Attention is a smoothed cubic spline

Published in arXiv, 2025

Recommended citation: Zehua Lai, Lek-Heng Lim, and Yucong Liu. "Attention is a smoothed cubic spline." arXiv e-prints (2024): arXiv-2408.09624. https://www.arxiv.org/pdf/2408.09624

We highlight a perhaps important but hitherto unobserved insight: The attention module in a transformer is a smoothed cubic spline. Viewed in this manner, this mysterious but critical component of a transformer becomes a natural development of an old notion deeply entrenched in classical approximation theory.
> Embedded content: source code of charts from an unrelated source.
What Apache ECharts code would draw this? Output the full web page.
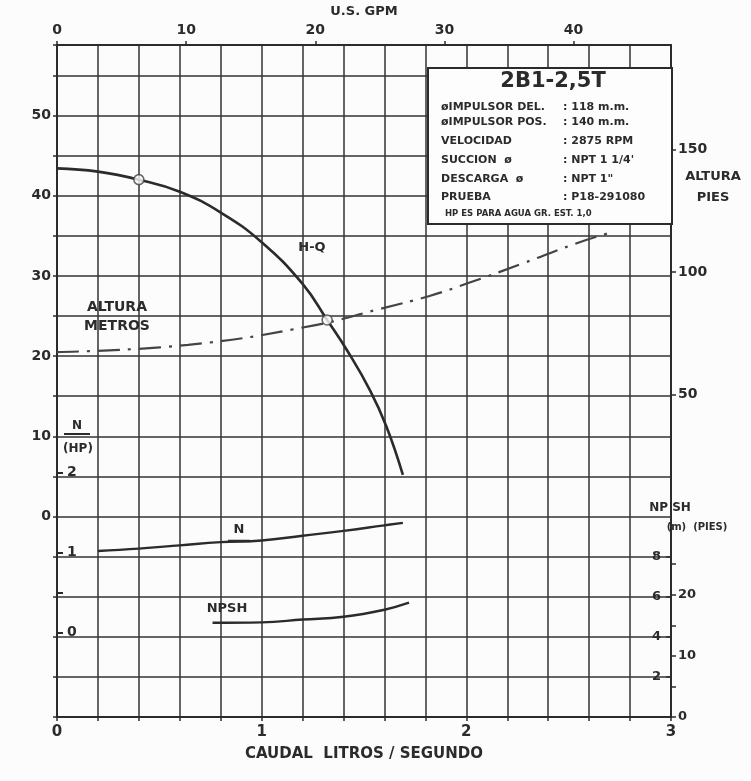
<!DOCTYPE html>
<html>
<head>
<meta charset="utf-8">
<script src="https://cdn.jsdelivr.net/npm/echarts@6/dist/echarts.min.js"></script>
<style>
html,body{margin:0;padding:0;background:#fcfcfc;}
#chart{width:751px;height:781px;}
</style>
</head>
<body>
<div id="chart"></div>
<script>
// ---- data ----
const hqFlow = [0, 0.2, 0.4, 0.6, 0.8, 1.0, 1.2, 1.32, 1.42, 1.53, 1.61, 1.69];
const hqHead = [43.4, 43.0, 42.0, 40.5, 37.9, 34.2, 29.0, 24.5, 20.6, 15.7, 11.2, 5.2];
const sysFlow = [0, 0.64, 1.25, 1.58, 1.82, 2.02, 2.27, 2.52, 2.69];
const sysHead = [20.5, 21.4, 23.8, 25.9, 27.5, 29.2, 31.5, 33.9, 35.3];
const nFlow = [0.2, 0.4, 0.6, 0.8, 1.0, 1.2, 1.4, 1.6, 1.69];
const nHp = [1.02, 1.05, 1.09, 1.13, 1.15, 1.21, 1.27, 1.34, 1.37];
const npshFlow = [0.76, 1.0, 1.2, 1.4, 1.6, 1.72];
const npshM = [4.7, 4.72, 4.86, 5.0, 5.35, 5.7];
const ratedFlow = [0.4, 1.32];
const ratedHead = [42.0, 24.5];
const flowTicks = [0, 1, 2, 3];
const gpmTicks = [0, 10, 20, 30, 40];
const headTicks = [0, 10, 20, 30, 40, 50];
const hpTicks = [0, 1, 2];
const piesTicks = [50, 100, 150];
const npshMTicks = [2, 4, 6, 8];
const npshFtTicks = [0, 10, 20];

const LS_TO_GPM = 15.85;
const M_TO_FT = 3.281;
const HEAD_MIN = -25, HEAD_MAX = 58.8;

const zip = (a, b) => a.map((v, i) => [v, b[i]]);
const ink = '#2b2b2b';
const FONT = 'DejaVu Sans';
const lbl = {color: ink, fontFamily: FONT, fontWeight: 'bold', fontSize: 14};
const near = (v, list) => list.some(t => Math.abs(v - t) < 1e-6);

const chart = echarts.init(document.getElementById('chart'));

function txt(x, y, s, size, align) {
  return {type: 'text', x: x, y: y, z: 120,
    style: {text: s, fill: ink, font: 'bold ' + (size || 13) + 'px "' + FONT + '"',
      textAlign: align || 'center', textVerticalAlign: 'middle'}};
}
function ln(x1, y1, x2, y2, w) {
  return {type: 'line', z: 120, shape: {x1: x1, y1: y1, x2: x2, y2: y2},
    style: {stroke: ink, lineWidth: w || 2}};
}

const infoLeft = [
  ['øIMPULSOR DEL.', ': 118 m.m.', 107],
  ['øIMPULSOR POS.', ': 140 m.m.', 122],
  ['VELOCIDAD', ': 2875 RPM', 141],
  ['SUCCION  ø', ': NPT 1 1/4\'', 160],
  ['DESCARGA  ø', ': NPT 1"', 179],
  ['PRUEBA', ': P18-291080', 197]
];

const graphics = [
  {type: 'rect', z: 110, shape: {x: 428, y: 68, width: 244, height: 156},
    style: {fill: '#fdfdfd', stroke: ink, lineWidth: 2}},
  txt(553, 82, '2B1-2,5T', 21)
];
infoLeft.forEach(r => {
  graphics.push(txt(441, r[2], r[0], 11, 'left'));
  graphics.push(txt(563, r[2], r[1], 11, 'left'));
});
graphics.push(txt(445, 214, 'HP ES PARA AGUA GR. EST. 1,0', 8.5, 'left'));
graphics.push(txt(312, 248, 'H-Q', 13));
graphics.push(txt(117, 307, 'ALTURA', 14));
graphics.push(txt(117, 326, 'METROS', 14));
graphics.push(txt(713, 177, 'ALTURA', 13));
graphics.push(txt(713, 198, 'PIES', 13));
graphics.push(txt(77, 426, 'N', 12));
graphics.push(ln(64, 434, 90, 434, 2));
graphics.push(txt(78, 449, '(HP)', 12));
graphics.push(txt(239, 530, 'N', 13));
graphics.push(ln(228, 541, 250, 541, 2.5));
graphics.push(txt(227, 609, 'NPSH', 13));
graphics.push(txt(670, 508, 'NP SH', 12));
graphics.push(txt(697, 527, '(m)  (PIES)', 10));

chart.setOption({
  backgroundColor: '#fcfcfc',
  animation: false,
  grid: {left: 57, right: 80, top: 38, bottom: 64, containLabel: false},
  xAxis: [
    {type: 'value', min: 0, max: 3, interval: 0.2, position: 'bottom',
      name: 'CAUDAL  LITROS / SEGUNDO', nameLocation: 'middle', nameGap: 30,
      nameTextStyle: Object.assign({}, lbl, {fontSize: 15}),
      axisLine: {show: true, onZero: false, lineStyle: {color: ink, width: 2}},
      axisTick: {show: true, length: 4, lineStyle: {color: ink, width: 1.5}},
      axisLabel: Object.assign({}, lbl, {fontSize: 15, margin: 8,
        formatter: v => near(v, flowTicks) ? String(Math.round(v)) : ''}),
      splitLine: {show: true, lineStyle: {color: '#333', width: 1.5}}},
    {type: 'value', min: 0, max: 3 * LS_TO_GPM, interval: 10, position: 'top',
      name: 'U.S. GPM', nameLocation: 'middle', nameGap: 26,
      nameTextStyle: Object.assign({}, lbl, {fontSize: 13}),
      axisLine: {show: true, onZero: false, lineStyle: {color: ink, width: 2}},
      axisTick: {show: true, length: 4, customValues: gpmTicks, lineStyle: {color: ink, width: 1.5}},
      axisLabel: Object.assign({}, lbl, {margin: 8, customValues: gpmTicks, formatter: v => String(v)}),
      splitLine: {show: false}}
  ],
  yAxis: [
    {type: 'value', min: HEAD_MIN, max: HEAD_MAX, interval: 5, position: 'left',
      axisLine: {show: true, onZero: false, lineStyle: {color: ink, width: 2}},
      axisTick: {show: true, length: 4, lineStyle: {color: ink, width: 1.5}},
      axisLabel: Object.assign({}, lbl, {margin: 6,
        formatter: v => near(v, headTicks) ? String(Math.round(v)) : ''}),
      splitLine: {show: true, lineStyle: {color: '#333', width: 1.5}}},
    {type: 'value', min: (HEAD_MIN + 14.5) / 10, max: (HEAD_MAX + 14.5) / 10, position: 'left',
      axisLine: {show: false, onZero: false},
      axisTick: {show: true, inside: true, length: 6, customValues: [0, 0.5, 1, 2], lineStyle: {color: ink, width: 2}},
      axisLabel: Object.assign({}, lbl, {inside: true, margin: 10, customValues: hpTicks, formatter: v => String(v)}),
      splitLine: {show: false}},
    {type: 'value', min: HEAD_MIN * M_TO_FT, max: HEAD_MAX * M_TO_FT, position: 'right',
      axisLine: {show: true, onZero: false, lineStyle: {color: ink, width: 2}},
      axisTick: {show: true, length: 5, customValues: piesTicks, lineStyle: {color: ink, width: 1.5}},
      axisLabel: Object.assign({}, lbl, {margin: 7, customValues: piesTicks, formatter: v => String(v)}),
      splitLine: {show: false}},
    {type: 'value', min: 0, max: (HEAD_MAX - HEAD_MIN) / 2.5, position: 'right',
      axisLine: {show: false, onZero: false},
      axisTick: {show: true, inside: true, length: 5, customValues: npshMTicks, lineStyle: {color: ink, width: 1.5}},
      axisLabel: Object.assign({}, lbl, {fontSize: 13, inside: true, margin: 10, customValues: npshMTicks, formatter: v => String(v)}),
      splitLine: {show: false}},
    {type: 'value', min: 0, max: (HEAD_MAX - HEAD_MIN) / 2.5 * M_TO_FT, position: 'right',
      axisLine: {show: false, onZero: false},
      axisTick: {show: true, length: 5, customValues: [0, 5, 10, 15, 20, 25], lineStyle: {color: ink, width: 1.5}},
      axisLabel: Object.assign({}, lbl, {fontSize: 13, margin: 7, customValues: npshFtTicks, formatter: v => String(v)}),
      splitLine: {show: false}}
  ],
  series: [
    {name: 'H-Q', type: 'line', xAxisIndex: 0, yAxisIndex: 0, smooth: 0.45, symbol: 'none',
      data: zip(hqFlow, hqHead), lineStyle: {color: ink, width: 2.6}, z: 5},
    {name: 'Altura sistema', type: 'line', xAxisIndex: 0, yAxisIndex: 0, smooth: 0.45, symbol: 'none',
      data: zip(sysFlow, sysHead), lineStyle: {color: '#444', width: 2.2, type: [22, 8, 3, 8]}, z: 4},
    {name: 'N', type: 'line', xAxisIndex: 0, yAxisIndex: 1, smooth: 0.45, symbol: 'none',
      data: zip(nFlow, nHp), lineStyle: {color: ink, width: 2.4}, z: 5},
    {name: 'NPSH', type: 'line', xAxisIndex: 0, yAxisIndex: 3, smooth: 0.45, symbol: 'none',
      data: zip(npshFlow, npshM), lineStyle: {color: ink, width: 2.4}, z: 5},
    {name: 'Puntos', type: 'scatter', xAxisIndex: 0, yAxisIndex: 0, symbol: 'circle', symbolSize: 10,
      data: zip(ratedFlow, ratedHead),
      itemStyle: {color: '#fcfcfc', borderColor: '#444', borderWidth: 1.6}, z: 6}
  ],
  graphic: graphics
});
</script>
</body>
</html>
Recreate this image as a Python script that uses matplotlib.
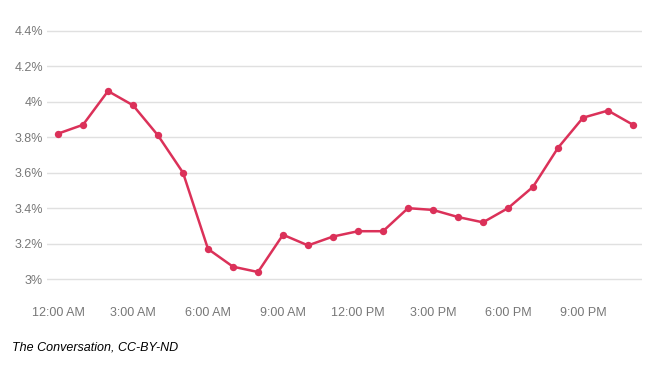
import matplotlib
matplotlib.use("Agg")
import matplotlib.pyplot as plt

hours = list(range(24))
values = [3.82, 3.87, 4.06, 3.98, 3.81, 3.60, 3.17, 3.07, 3.04, 3.25, 3.19, 3.24,
          3.27, 3.27, 3.40, 3.39, 3.35, 3.32, 3.40, 3.52, 3.74, 3.91, 3.95, 3.87]
xtick_pos = [0, 3, 6, 9, 12, 15, 18, 21]
xtick_labels = ["12:00 AM", "3:00 AM", "6:00 AM", "9:00 AM",
                "12:00 PM", "3:00 PM", "6:00 PM", "9:00 PM"]
ytick_vals = [3.0, 3.2, 3.4, 3.6, 3.8, 4.0, 4.2, 4.4]
ytick_labels = ["3%", "3.2%", "3.4%", "3.6%", "3.8%", "4%", "4.2%", "4.4%"]

plt.rcParams['font.family'] = ['Liberation Sans', 'DejaVu Sans']

fig = plt.figure(figsize=(6.53, 3.65), dpi=100)
ax = fig.add_axes([47/653, 0.211, 595/653, 0.729])

ax.plot(hours, values, color="#db3159", linewidth=1.8, marker="o",
        markersize=5.3, markeredgewidth=0, zorder=3)

ax.set_xlim(-0.44, 23.36)
ax.set_ylim(2.95, 4.45)
ax.set_yticks(ytick_vals)
ax.set_yticklabels(ytick_labels)
ax.set_xticks(xtick_pos)
ax.set_xticklabels(xtick_labels)
ax.tick_params(axis="both", length=0, colors="#777777", labelsize=9)
ax.tick_params(axis="y", pad=3)
ax.tick_params(axis="x", pad=14)
ax.grid(axis="y", color="#e0e0e0", linewidth=1)
ax.set_axisbelow(True)
for s in ax.spines.values():
    s.set_visible(False)

fig.text(12/653, 1 - 348/365, "The Conversation, CC-BY-ND", fontsize=9,
         style="italic", color="#000000", va="center", ha="left")

fig.savefig("out.png", dpi=100)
More precisely, we show that with ReLU-activation, attention, masked attention, encoder-decoder attention are all cubic splines. As every component in a transformer is constructed out of compositions of various attention modules (= cubic splines) and feed forward neural networks (= linear splines), all its components – encoder, decoder, and encoder-decoder blocks; multilayered encoders and decoders; the transformer itself – are cubic or higher-order splines. If we assume the Pierce-Birkhoff conjecture, then the converse also holds, i.e., every spline is a ReLU-activated encoder. This insight sheds light on the nature of the transformer by casting it entirely in terms of splines, one of the best known and thoroughly understood objects in applied mathematics.